Saturday, December 17, 2011

I Am in an Umberto Eco Mood - Review of "The Mysterious Flame of Queen Loana"


Ever the didactic professor - even when wielding the novelist's pen - Umberto Eco explores how memory serves to lead us out the the metaphysical fog that often enshrouds us. "A sixty-ish Milanese antiquarian bookseller nicknamed Yambo suffers a stroke and loses his memory of everything but the words he has read: poems, scenes from novels, miscellaneous quotations." Eco manages to take this plot device and weave a tale that is a very personal recollection of what it must have been like for him to grow up in the Italy of World War II. Political intrigue often emerges from Yambo's fog-bound memory as images from his childhood trigger nostalgic excursions through the past.

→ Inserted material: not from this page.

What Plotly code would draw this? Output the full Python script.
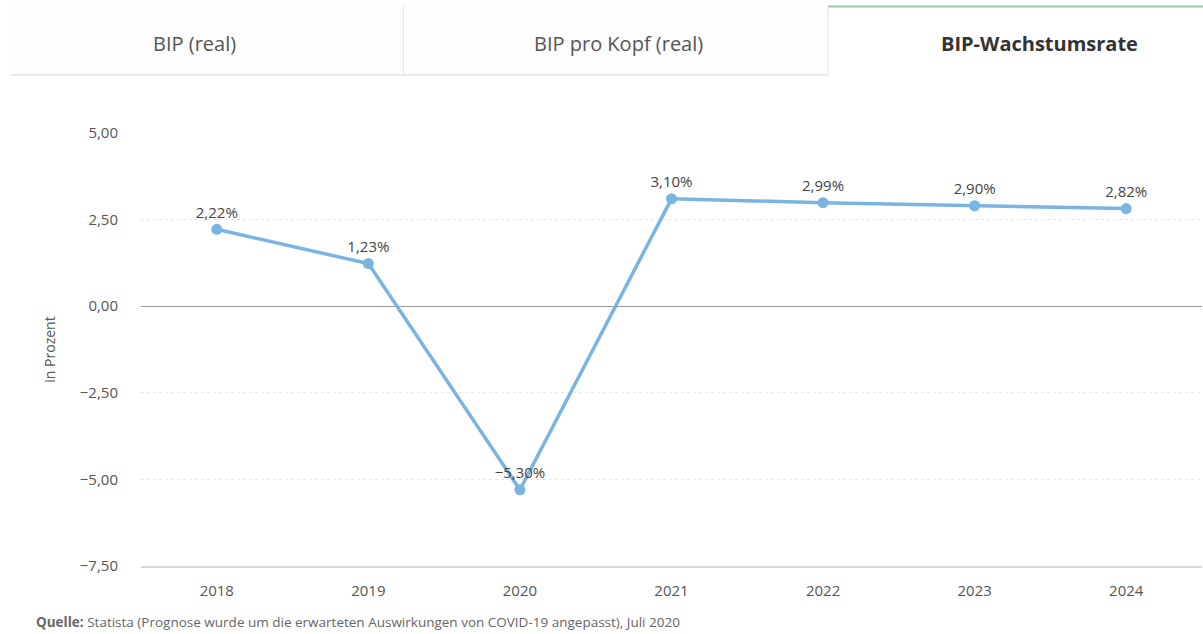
import plotly.graph_objects as go

# Growth rate of real GDP (percent), forecast adjusted for COVID-19
years = ["2018", "2019", "2020", "2021", "2022", "2023", "2024"]
growth = [2.22, 1.23, -5.30, 3.10, 2.99, 2.90, 2.82]
y_ticks = [5.0, 2.5, 0.0, -2.5, -5.0, -7.5]
tab_labels = ["BIP (real)", "BIP pro Kopf (real)", "BIP-Wachstumsrate"]


def de_pct(v):
    s = f"{abs(v):.2f}".replace(".", ",") + "%"
    return ("\u2212" if v < 0 else "") + s


labels = [de_pct(v) for v in growth]

W, H = 1203, 634
L, R, T, B = 141, 1, 133, 68
PW, PH = W - L - R, H - T - B


def px(x):
    return (x - L) / PW


def py(y):
    return (H - B - y) / PH


fig = go.Figure()
fig.add_trace(go.Scatter(
    x=years, y=growth, mode="lines+markers+text",
    text=labels, textposition="top center",
    textfont=dict(family="Open Sans", size=15, color="#444"),
    line=dict(color="#7ab4e0", width=3.5),
    marker=dict(color="#7ab4e0", size=11),
    cliponaxis=False, hoverinfo="skip",
))

shapes = []
# tab strip above the chart
shapes.append(dict(type="rect", xref="paper", yref="paper",
                   x0=px(10), x1=px(828), y0=py(75), y1=py(5),
                   fillcolor="#fdfdfd", line=dict(width=0), layer="below"))
shapes.append(dict(type="line", xref="paper", yref="paper",
                   x0=px(10), x1=px(828), y0=py(75), y1=py(75),
                   line=dict(color="#e3e3e3", width=1.5)))
shapes.append(dict(type="line", xref="paper", yref="paper",
                   x0=px(403.5), x1=px(403.5), y0=py(75), y1=py(5),
                   line=dict(color="#e6e6e6", width=1)))
shapes.append(dict(type="line", xref="paper", yref="paper",
                   x0=px(828), x1=px(828), y0=py(75), y1=py(6),
                   line=dict(color="#e3e3e3", width=1)))
shapes.append(dict(type="line", xref="paper", yref="paper",
                   x0=px(828), x1=px(1203), y0=py(6.5), y1=py(6.5),
                   line=dict(color="#9acb95", width=2)))
fig.update_layout(shapes=shapes)

annotations = []
tab_centers = [194, 618, 1039]
for i, (lab, cx) in enumerate(zip(tab_labels, tab_centers)):
    active = i == 2
    annotations.append(dict(
        xref="paper", yref="paper", x=px(cx), y=py(43),
        text=f"<b>{lab}</b>" if active else lab, showarrow=False,
        xanchor="center", yanchor="middle",
        font=dict(family="Open Sans", size=20,
                  color="#333" if active else "#555"),
    ))
annotations.append(dict(
    xref="paper", yref="paper", x=px(34), y=py(622),
    xanchor="left", yanchor="middle", showarrow=False,
    text="<b>Quelle:</b> Statista (Prognose wurde um die erwarteten Auswirkungen "
         "von COVID-19 angepasst), Juli 2020",
    font=dict(family="Open Sans", size=13.5, color="#666"),
))
fig.update_layout(annotations=annotations)

fig.update_layout(
    width=W, height=H,
    margin=dict(l=L, r=R, t=T, b=B),
    paper_bgcolor="white", plot_bgcolor="white",
    separators=",.",
    showlegend=False,
    font=dict(family="Open Sans", color="#666"),
    xaxis=dict(
        type="category", range=[-0.5, 6.5],
        showgrid=False, showline=True, linecolor="#d9d9d9", linewidth=1.5,
        ticks="", tickfont=dict(size=15, color="#555"),
        ticklabelstandoff=10, fixedrange=True,
    ),
    yaxis=dict(
        range=[-7.5, 5.0], tickvals=y_ticks, tickformat=".2f",
        showgrid=True, gridcolor="#e8e8e8", griddash="dot", gridwidth=1,
        zeroline=True, zerolinecolor="#9a9a9a", zerolinewidth=1,
        showline=False, ticks="", tickfont=dict(size=15, color="#555"),
        ticklabelstandoff=22,
        title=dict(text="in Prozent", font=dict(size=14, color="#555"), standoff=20),
        fixedrange=True,
    ),
)

fig.write_html("out.html")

Hovering over the entire enterprise is Yambo's unrequited love for the unattainable object of a high school crush - Lili, the memory of whose face he struggles to recalls as he lies dying in a comatose state. An initial cerebral incident had left him bereft of personal memories. Back home in his ancestral home of Solara, he slowly regains a sense of perspective and history through the books, records, movie posters and comic books he discovered sequestered throughout the villa. His final discovery of a priceless original Shakespeare folio triggers his ultimate cerebral vascular accident. The final chapters take the reader inside the mind of the dying Yambo as he speeds through a dizzying kaleidoscope of real and imagined images - all the while groping for the elusive image of Lili's face. These final chapters - and Yambo's final apocalyptic thoughts and memories - are presented (in typical Eco style) as a parody of the Book of Revelation.

The novel is a moving and irreverent conceit in which Eco opens the kimona and shows us not only his special mind but also his complex heart.

Enjoy "The Mysterious Flame of Queen Loana."